NAVIGATING THE UNCERTAINTIES OF ART AND SCIENCE COLLABORATION: A SERIES OF PROJECTS FOCUSSED ON CLIMATE CHANGE (original) (raw)

For many decades, contrasting opinions regarding the value of collaboration between the arts and sciences have been voiced. Some commentators have argued that the fundamental differences between art and science makes interdisciplinary practice untenable, while others suggest that many potential benefits are achievable through dialogue and mutual work in areas of shared interest. Against this backdrop, this thesis examines the contention that climate change, as well as being the subject of scientific research, can also be examined through art, and that by working collaboratively across art and science, new understanding may be reached. The thesis documents a series of interdisciplinary projects that were established with scientists working in areas of climate change, geomorphology and palaeoanthropology, and critically examines the resultant strategies, practices and artistic outputs. The creative approaches that were employed included working with science teams in field contexts, (re-) interpreting acquired science imagery, and organising exhibitions and symposia. Each approach involved different modes of collaboration, and each raised key discussion points, including the use of science images and material within fine art and the structuring of the collaborative relationship.
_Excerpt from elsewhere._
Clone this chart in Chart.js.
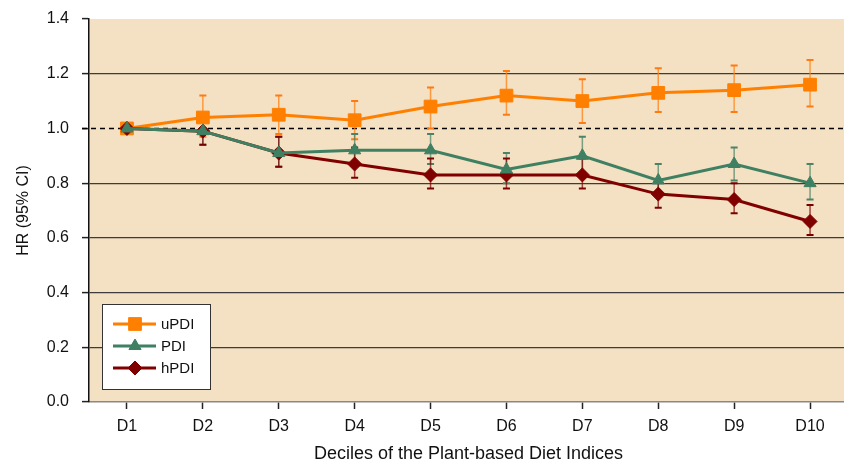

Findings from earlier interdisciplinary projects provided the conceptual, theoretical and practical framework for a concluding art and science collaboration with an international team of researchers, the Hominin Sites and Paleolakes Drilling Project (HSPDP), who are investigating the relationship between human evolution and climate change. In developing and exhibiting art that emerged from the HSPDP project within the gallery context, the curatorial aspects of hybridised displays of art and science images, objects and contextual documentation are examined. New approaches within the artscience and climate change discourse are identified, including the insights that can be gained by bringing divergent practices together to enable audiences to encounter larger narratives of humanities relationship with a changing climate.